Quali valori insegna la scuola?

La scuola è un luogo speciale, dove i bambini vivono esperienze uniche e creano ricordi e storie indelebili. È un ambiente che va ben oltre l’apprendimento delle materie scolastiche, facendo da cornice allo sviluppo della curiosità e della creatività dei piccoli

la scuola è maestra di vita. Ho finito la scuola “ufficiale” molti anni fa, ma non ho mai smesso di studiare. Oggi il mondo della scuola torna a fare notizia. La scuola è sintomo di ciò che nella nostra società non va bene. I ragazzi di oggi saranno i futuri cittadini di domani; dovrebbero essere educati alla curiosità, alla libertà di pensiero, alla socialità che costruisce rapporti solidi e umani, alla sessualità consapevole. Invece i nostri ragazzi vengono gettati in una organizzazione che li obbliga ad impegnarsi per imparare nozioni fredde e vuote con l’ unica motivazione del riconoscimento finale costituito dal voto e dalla promozione. Così si impara a studiare e a lavorare soltanto per motivi strumentali (per il voto quando si è giovani, per lo stipendio quando si è adulti). Cosi si impara a non porsi domande sul senso della vita, sul valore delle cose, su quanto si può fare per migliorare il mondo. I nostri figli hanno bisogno di sperare in un futuro amico e solidale. Invece ciò che imparano è la dipendenza da risorse finanziarie sempre più abbondanti, al fine di essere in grado di acquistare beni e servizi inutili per ciò che è essenziale. Inoltre imparano che la cultura, in fondo, non è apprezzata dalla società. Perchè noi insegnanti siamo sottopagati e sottostimati, non apprezzati, sopportati, e non rispettati.

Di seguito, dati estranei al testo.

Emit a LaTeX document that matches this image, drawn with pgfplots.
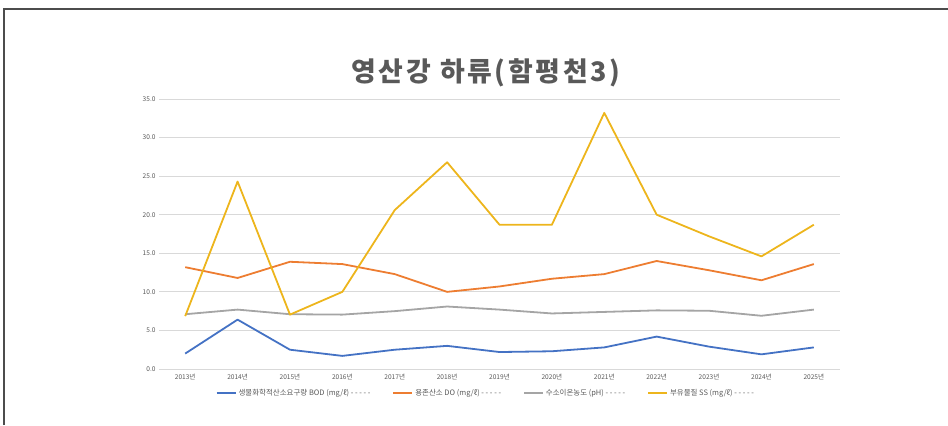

L’ insegnante amico – Scuola maestra di vita

l’insegnante amico: Si veste e si comporta come un adolescente anche oltre i 40 anni. I suoi voti scendono raramente sotto il sei e ama sparlare degli altri insegnanti con gli alunni. L’insegnante «psicologa» si occupa prevalentemente del disagio adolescenziale, che in qualche caso si manifesta singolarmente in modo acuto in occasione di compiti in classe e interrogazioni. Un altro caso è l’insegnante in standby, a cui mancano pochi anni alla pensione, che ripete le stesse lezioni quasi senza cambiare una virgola, come un vecchio attore, pensando all’ambito traguardo. Poi l’insegnante burocrate, che usa volentieri il linguaggio tecnico della scuola: se gli rivolgi una domanda con parole comuni ti guarda perplesso e non risponde. Io credo di essere nella categoria dei dubbiosi, che non si fanno illusioni, ma cercano alla lontana di essere tollerati dai colleghi come fossili viventi, persone un po’ strambe che non vogliono omologarsi, ma pensare con la loro testa. Però, se la scuola pubblica nonostante riforme improvvisate, proclami, minacce e calunnie continua a camminare, magari in modo incerto, vuol dire che ci sono ancora bravi insegnanti che amano il loro lavoro sottostimato, sottopagato, sottovalutato, in altre parole sotterraneo.